Here’s an excerpt from a January, 1939 interview the late city archivist, Major J.S. Matthews, had with pioneer Herbert McDonald. Matthews is speaking:

“. . . imagine Vancouver as it was: No lights, no telephones, no conveniences. There wasn’t a house south of Robson and from there to the Fraser River was bush. One thing they did have was a volunteer fire department and on top of the firehouse there was the usual fire bell. That was the only means of checking the time, for it was rung at 8 a.m., noon, one and 6 p.m. every day.

“There were two objections to the bell: One was you couldn’t hear it very far and the other was that, if the bell-ringer didn’t count straight and rang it twice instead of the usual once, the whole town would be packing the family heirlooms in a blanket ready to evacuate before another fire . . . two rings meant fire and after their first experience (in 1886) that was the one thing those early pioneers feared most. [The reference is to the Great Fire of June 13, 1886 that destroyed the city.]

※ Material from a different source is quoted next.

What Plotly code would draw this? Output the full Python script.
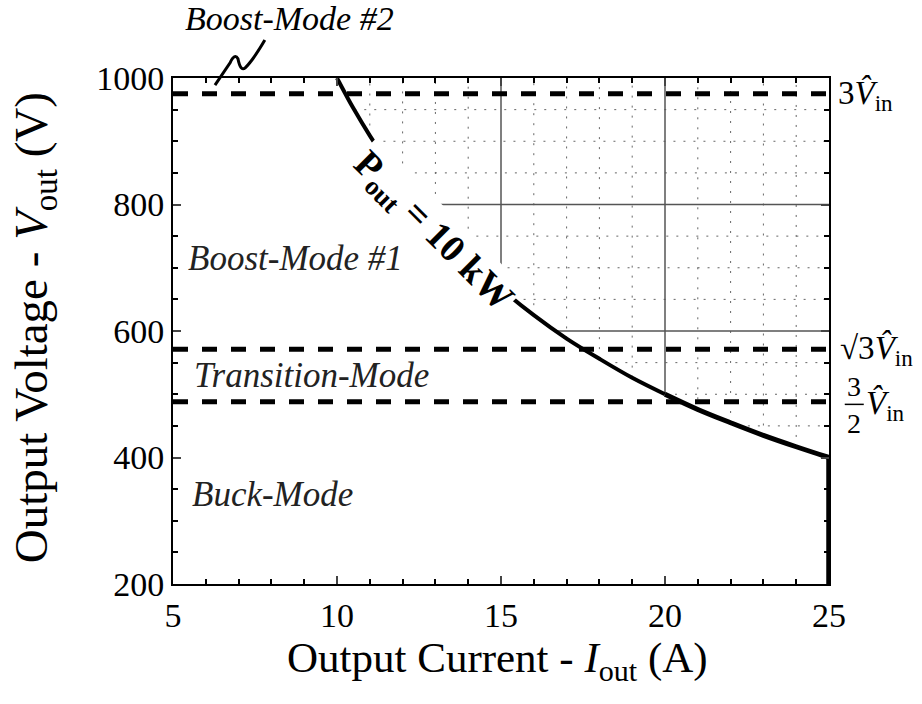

“Then, too, the ships in the harbor had no means of checking their time and, as Victoria had a gun that was fired at noon for the purpose of regulating ships’ chronometers, ship captains asked for one here.”

There’s no mention by Matthews or McDonald of a salmon-fishing curfew. Frustratingly, there’s also no clear indication that the gun was installed as a replacement for the four-times-a-day firehouse time signal. Still, that’s the obvious implication of the Matthews remarks.

Today, more than 100 years after its arrival in Stanley Park, with frequent exceptions that we’ll outline in the future, the Nine O’Clock Gun booms out its nightly message—a message heard at Granville and Hastings five seconds after nine o’clock, in Marpole 30 seconds after that, in New Westminster a full minute after nine and in Mission (it’s been heard there more than once) more than three minutes after nine.

It’s fired electrically these days, and flashing red lights warn passers-by of the imminent blast.

Norfolk, Virginia has a Nine O’Clock Gun, also used for timing purposes.